**Stored data:**
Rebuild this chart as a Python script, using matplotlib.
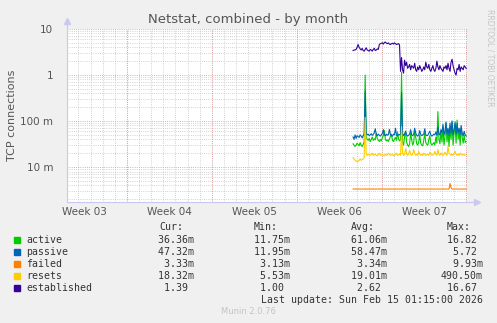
import matplotlib
matplotlib.use("Agg")
import matplotlib.pyplot as plt
from matplotlib.transforms import blended_transform_factory
import numpy as np

# series sampled every 2 hours, first sample at day 23.6 of the 33 day window
start_day = 23.6
step_day = 2 / 24.0

active = [0.032, 0.030, 0.028, 0.030, 0.033, 0.031, 0.029, 0.034, 0.030, 0.028, 0.031, 0.035,
          1.0,
          0.045, 0.040, 0.038, 0.042, 0.036, 0.040, 0.045, 0.038, 0.041, 0.039, 0.055, 0.042,
          0.038, 0.036, 0.040, 0.037, 0.044, 0.048, 0.062, 0.040, 0.037, 0.039, 0.036, 0.041,
          0.046, 0.052, 0.038, 0.036, 0.040, 0.044, 0.038, 0.058, 0.041, 0.037, 0.039,
          1.15,
          0.035, 0.030, 0.045, 0.060, 0.035, 0.030, 0.028, 0.032, 0.055, 0.040, 0.030, 0.034,
          0.060, 0.045, 0.032, 0.030, 0.035, 0.050, 0.033, 0.030, 0.029, 0.038, 0.055, 0.034,
          0.031, 0.030, 0.040, 0.048, 0.033, 0.030, 0.032, 0.034, 0.030, 0.045, 0.033, 0.160,
          0.040, 0.032, 0.060, 0.035, 0.075, 0.030, 0.045, 0.090, 0.035, 0.060, 0.028, 0.070,
          0.040, 0.095, 0.030, 0.055, 0.085, 0.033, 0.105, 0.040, 0.060, 0.030, 0.070, 0.045,
          0.033, 0.050, 0.034, 0.036]

passive = [0.045, 0.040, 0.050, 0.042, 0.048, 0.046, 0.044, 0.050, 0.047, 0.043, 0.048, 0.052,
           0.45,
           0.055, 0.050, 0.052, 0.048, 0.050, 0.053, 0.049, 0.051, 0.056, 0.068, 0.050, 0.048,
           0.052, 0.049, 0.047, 0.050, 0.054, 0.065, 0.050, 0.048, 0.052, 0.049, 0.051, 0.066,
           0.050, 0.048, 0.047, 0.052, 0.050, 0.070, 0.049, 0.048, 0.051, 0.050, 0.053,
           0.42,
           0.055, 0.048, 0.052, 0.060, 0.050, 0.047, 0.049, 0.052, 0.065, 0.050, 0.048, 0.051,
           0.070, 0.055, 0.049, 0.047, 0.050, 0.062, 0.051, 0.048, 0.050, 0.052, 0.068, 0.050,
           0.048, 0.049, 0.055, 0.060, 0.050, 0.047, 0.049, 0.052, 0.050, 0.058, 0.049, 0.075,
           0.052, 0.050, 0.065, 0.055, 0.085, 0.050, 0.060, 0.095, 0.052, 0.070, 0.048, 0.090,
           0.055, 0.100, 0.050, 0.065, 0.095, 0.052, 0.090, 0.055, 0.070, 0.050, 0.080, 0.055,
           0.048, 0.060, 0.050, 0.047]

failed = [0.00333, 0.00333, 0.00333, 0.00333, 0.00333, 0.00333, 0.00333, 0.00333, 0.00333, 0.00333,
          0.00333, 0.00333, 0.00334, 0.00333, 0.00333, 0.00333, 0.00333, 0.00333, 0.00333, 0.00333,
          0.00333, 0.00333, 0.00333, 0.00333, 0.00333, 0.00333, 0.00333, 0.00333, 0.00333, 0.00333,
          0.00333, 0.00333, 0.00333, 0.00333, 0.00333, 0.00333, 0.00333, 0.00333, 0.00333, 0.00333,
          0.00333, 0.00333, 0.00333, 0.00333, 0.00333, 0.00333, 0.00333, 0.00333, 0.00334, 0.00333,
          0.00333, 0.00333, 0.00333, 0.00333, 0.00333, 0.00333, 0.00333, 0.00333, 0.00333, 0.00333,
          0.00333, 0.00333, 0.00333, 0.00333, 0.00333, 0.00333, 0.00333, 0.00333, 0.00333, 0.00333,
          0.00333, 0.00333, 0.00333, 0.00333, 0.00333, 0.00333, 0.00333, 0.00333, 0.00333, 0.00333,
          0.00333, 0.00333, 0.00333, 0.00333, 0.00333, 0.00333, 0.00333, 0.00333, 0.00333, 0.00333,
          0.00333, 0.00333, 0.00333, 0.00333, 0.00333, 0.00333, 0.00440, 0.00360, 0.00333, 0.00333,
          0.00333, 0.00333, 0.00333, 0.00333, 0.00333, 0.00333, 0.00333, 0.00333, 0.00333, 0.00333,
          0.00333, 0.00333, 0.00333]

resets = [0.016, 0.015, 0.014, 0.0135, 0.013, 0.0135, 0.014, 0.015, 0.014, 0.0145, 0.015, 0.016,
          0.12,
          0.019, 0.018, 0.019, 0.0185, 0.018, 0.019, 0.020, 0.018, 0.0185, 0.019, 0.018, 0.0175,
          0.019, 0.020, 0.018, 0.0185, 0.019, 0.018, 0.0175, 0.019, 0.018, 0.0185, 0.020, 0.019,
          0.018, 0.0185, 0.019, 0.0175, 0.018, 0.019, 0.020, 0.018, 0.0185, 0.019, 0.018,
          0.075,
          0.020, 0.018, 0.019, 0.025, 0.020, 0.018, 0.019, 0.023, 0.019, 0.018, 0.019, 0.024,
          0.020, 0.018, 0.019, 0.018, 0.022, 0.019, 0.018, 0.019, 0.018, 0.020, 0.019, 0.018,
          0.0185, 0.019, 0.018, 0.021, 0.019, 0.018, 0.0185, 0.019, 0.022, 0.019, 0.018, 0.024,
          0.019, 0.018, 0.020, 0.019, 0.018, 0.019, 0.021, 0.019, 0.018, 0.028, 0.020, 0.019,
          0.018, 0.019, 0.018, 0.020, 0.022, 0.019, 0.018, 0.019, 0.018, 0.020, 0.019, 0.018,
          0.019, 0.0185, 0.018, 0.0183]

established = [3.4, 3.5, 3.5, 3.6, 4.0, 4.6,
               4.0, 3.7, 3.5, 3.8, 3.4, 3.3, 3.6, 3.9, 3.5, 3.4,
               3.3, 3.6, 3.5, 3.3, 3.6, 3.8, 3.4, 3.5, 3.7, 3.6,
               4.6, 4.8, 4.9, 5.0, 4.7, 5.1, 5.2, 4.9, 4.8, 5.0,
               4.7, 4.6, 4.8, 4.9, 4.7, 5.0, 4.8, 4.6, 4.7, 4.8,
               4.5,
               1.2, 2.4, 1.3, 1.1, 2.1, 1.6, 1.9, 1.4, 1.5, 1.7, 1.3, 1.6, 1.5, 1.4, 1.8,
               1.3, 1.2, 1.5, 1.3, 1.6, 1.4, 1.2, 1.3, 1.5, 1.3, 1.9, 1.5, 1.4, 1.7, 1.3,
               1.2, 1.4, 1.6, 1.3, 1.2, 1.4, 2.0, 1.5, 1.3, 1.6, 1.4, 1.3, 1.2, 1.5, 1.4,
               1.6, 1.3, 1.8, 1.4, 1.2, 1.9, 2.2, 1.6, 1.3, 1.1, 1.0, 1.4, 1.3, 1.7, 1.2,
               1.5, 1.4, 1.3, 1.6, 1.5, 1.39]

names = ["active", "passive", "failed", "resets", "established"]
colors = ["#00CC00", "#0066B3", "#FF8000", "#FFCC00", "#330099"]
cur = ["36.36m", "47.32m", "3.33m", "18.32m", "1.39 "]
mins = ["11.75m", "11.95m", "3.13m", "5.53m", "1.00 "]
avgs = ["61.06m", "58.47m", "3.34m", "19.01m", "2.62 "]
maxs = ["16.82 ", "5.72 ", "9.93m", "490.50m", "16.67 "]
weeks = ["Week 03", "Week 04", "Week 05", "Week 06", "Week 07"]
week_end = 33 - 1.25 / 24  # Sunday 00:00 just before the last update

W, H = 497, 323
fig = plt.figure(figsize=(W / 100, H / 100), dpi=100, facecolor="#F0F0F0")
ax = fig.add_axes([67 / W, 1 - 202 / H, 400 / W, 173 / H], facecolor="white")

ymin, ymax = 1.74e-3, 10
ax.set_yscale("log")
ax.set_xlim(0, 33)
ax.set_ylim(ymin, ymax)

# grid: daily / weekly, minor and major decades
minor_c = "#C4C4C4"
major_c = "#E09090"
dots = (0, (1, 1.6))
for d in np.arange(week_end, 0, -1.0):
    ax.axvline(d, color=minor_c, lw=0.6, ls=dots, zorder=0)
for d in np.arange(week_end, 0, -7.0):
    ax.axvline(d, color=major_c, lw=0.6, ls=dots, zorder=1)
for e in [-3, -2, -1, 0]:
    for m in range(2, 10):
        v = m * 10.0 ** e
        if ymin < v < ymax:
            ax.axhline(v, color=minor_c, lw=0.6, ls=dots, zorder=0)
for v in [0.01, 0.1, 1, 10]:
    ax.axhline(v, color=major_c, lw=0.6, ls=dots, zorder=1)

series = [active, passive, failed, resets, established]
for vals, c in zip(series, colors):
    x = start_day + step_day * np.arange(len(vals))
    ax.plot(x, vals, color=c, lw=0.8, zorder=3)

for s in ax.spines.values():
    s.set_visible(False)
axc = "#C8C8F0"
ax.plot([0, 0], [0, 1.04], color=axc, lw=0.8, transform=ax.transAxes, clip_on=False)
ax.plot([0, 1.02], [0, 0], color=axc, lw=0.8, transform=ax.transAxes, clip_on=False)
ax.plot([0], [1.045], marker="^", ms=4, color=axc, transform=ax.transAxes, clip_on=False)
ax.plot([1.025], [0], marker=">", ms=4, color=axc, transform=ax.transAxes, clip_on=False)

ax.set_yticks([0.01, 0.1, 1, 10])
ax.set_yticklabels(["10 m", "100 m", "1", "10"])
ax.yaxis.set_minor_locator(matplotlib.ticker.NullLocator())
ax.tick_params(axis="y", length=0, pad=10, labelsize=7.5, labelcolor="#555555")
ax.set_xticks([])

tr = blended_transform_factory(ax.transData, ax.transAxes)
for i, w in enumerate(weeks):
    mid = week_end - 7 * (len(weeks) - i) + 3.5
    ax.text(mid, -0.06, w, transform=tr, ha="center", va="center",
            fontsize=7.5, color="#555555")

ax.set_ylabel("TCP connections", fontsize=8, color="#555555", labelpad=2)
fig.text(248 / W, 1 - 19 / H, "Netstat, combined - by month", ha="center", va="center",
         fontsize=9.5, color="#555555")
fig.text(490 / W, 1 - 58 / H, "RRDTOOL / TOBI OETIKER", rotation=-90, ha="center",
         va="center", fontsize=5.5, color="#C4C4C4")


def fx(px):
    return px / W


def fy(py):
    return 1 - py / H


mono = dict(family="DejaVu Sans Mono", fontsize=7.1, color="#333333", va="center")
fig.text(fx(159), fy(227), "Cur:", **mono)
fig.text(fx(254), fy(227), "Min:", **mono)
fig.text(fx(351), fy(227), "Avg:", **mono)
fig.text(fx(447), fy(227), "Max:", **mono)
for i, n in enumerate(names):
    y = 240 + 12 * i
    fig.patches.append(plt.Rectangle((fx(14), fy(y + 3)), 6 / W, 6 / H, color=colors[i],
                                     transform=fig.transFigure, figure=fig))
    fig.text(fx(26), fy(y), n, **mono)
    fig.text(fx(194), fy(y), cur[i].rjust(7), ha="right", **mono)
    fig.text(fx(290), fy(y), mins[i].rjust(7), ha="right", **mono)
    fig.text(fx(387), fy(y), avgs[i].rjust(7), ha="right", **mono)
    fig.text(fx(483), fy(y), maxs[i].rjust(7), ha="right", **mono)
fig.text(fx(483), fy(300), "Last update: Sun Feb 15 01:15:00 2026", ha="right", **mono)
fig.text(fx(248), fy(312), "Munin 2.0.76", ha="center", va="center", fontsize=6,
         color="#C4C4C4")

fig.savefig("out.png", dpi=100, facecolor=fig.get_facecolor())
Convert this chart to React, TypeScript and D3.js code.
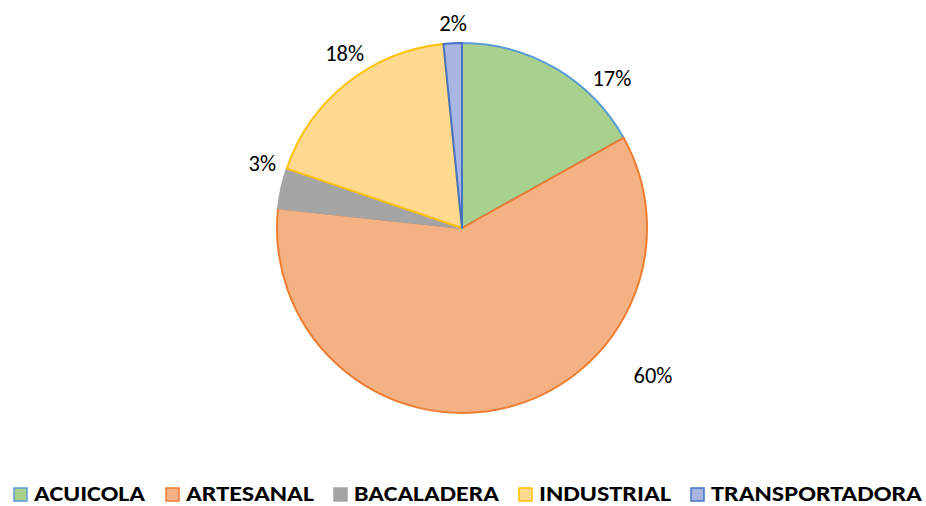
import React from "react";
import * as d3 from "d3";

const categories = ["ACUICOLA", "ARTESANAL", "BACALADERA", "INDUSTRIAL", "TRANSPORTADORA"];
const values = [16.9, 59.8, 3.5, 18.2, 1.6];
const labels = ["17%", "60%", "3%", "18%", "2%"];
const fills = ["#A9D18E", "#F4B183", "#A5A5A5", "#FFD98F", "#A9B6E2"];
const strokes = ["#5B9BD5", "#ED7D31", "#A5A5A5", "#FFC000", "#4472C4"];
// label placement: angle (deg clockwise from top) and distance from center
const labelAngles = [45, 127.6, 288, 326, 357.5];
const labelDists = [212, 241, 210, 210, 205];
const legendTextWidths = [111, 128, 145, 132, 211];
const legendX = [13, 165, 333, 518, 690];

export default function App() {
  const W = 926, H = 506;
  const cx = 462, cy = 228, r = 185;
  const pie = d3.pie<number>().sort(null).value((d) => d)(values);
  const arc = d3.arc<d3.PieArcDatum<number>>().innerRadius(0).outerRadius(r);
  return (
    <svg width={W} height={H} style={{ position: "absolute", left: 0, top: 0 }} fontFamily="Carlito, Calibri, Lato, sans-serif">
      <rect width={W} height={H} fill="#fff" />
      <g transform={`translate(${cx},${cy})`}>
        {pie.map((p, i) => (
          <path key={i} d={arc(p) || ""} fill={fills[i]} stroke={strokes[i]} strokeWidth={2} strokeLinejoin="round" />
        ))}
        {labels.map((t, i) => {
          const a = (labelAngles[i] * Math.PI) / 180;
          return (
            <text key={i} x={Math.sin(a) * labelDists[i]} y={-Math.cos(a) * labelDists[i]} textAnchor="middle" dominantBaseline="central" fontSize={22.5} fill="#000">
              {t}
            </text>
          );
        })}
      </g>
      {categories.map((c, i) => (
        <g key={c}>
          <rect x={legendX[i] + 1} y={488} width={13} height={13} fill={fills[i]} stroke={strokes[i]} strokeWidth={1.5} />
          <text x={legendX[i] + 21} y={501} fontSize={22} fontWeight="bold" textLength={legendTextWidths[i]} lengthAdjust="spacingAndGlyphs" fill="#000">
            {c}
          </text>
        </g>
      ))}
    </svg>
  );
}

**Brief:** Reproduce the data above exactly, but only from the line containing "Convert this chart" through the line containing "const legendX = [13, 165, 333, 518, 690];"; skip the pictures.

**Response:**
Convert this chart to React, TypeScript and D3.js code.
import React from "react";
import * as d3 from "d3";

const categories = ["ACUICOLA", "ARTESANAL", "BACALADERA", "INDUSTRIAL", "TRANSPORTADORA"];
const values = [16.9, 59.8, 3.5, 18.2, 1.6];
const labels = ["17%", "60%", "3%", "18%", "2%"];
const fills = ["#A9D18E", "#F4B183", "#A5A5A5", "#FFD98F", "#A9B6E2"];
const strokes = ["#5B9BD5", "#ED7D31", "#A5A5A5", "#FFC000", "#4472C4"];
// label placement: angle (deg clockwise from top) and distance from center
const labelAngles = [45, 127.6, 288, 326, 357.5];
const labelDists = [212, 241, 210, 210, 205];
const legendTextWidths = [111, 128, 145, 132, 211];
const legendX = [13, 165, 333, 518, 690];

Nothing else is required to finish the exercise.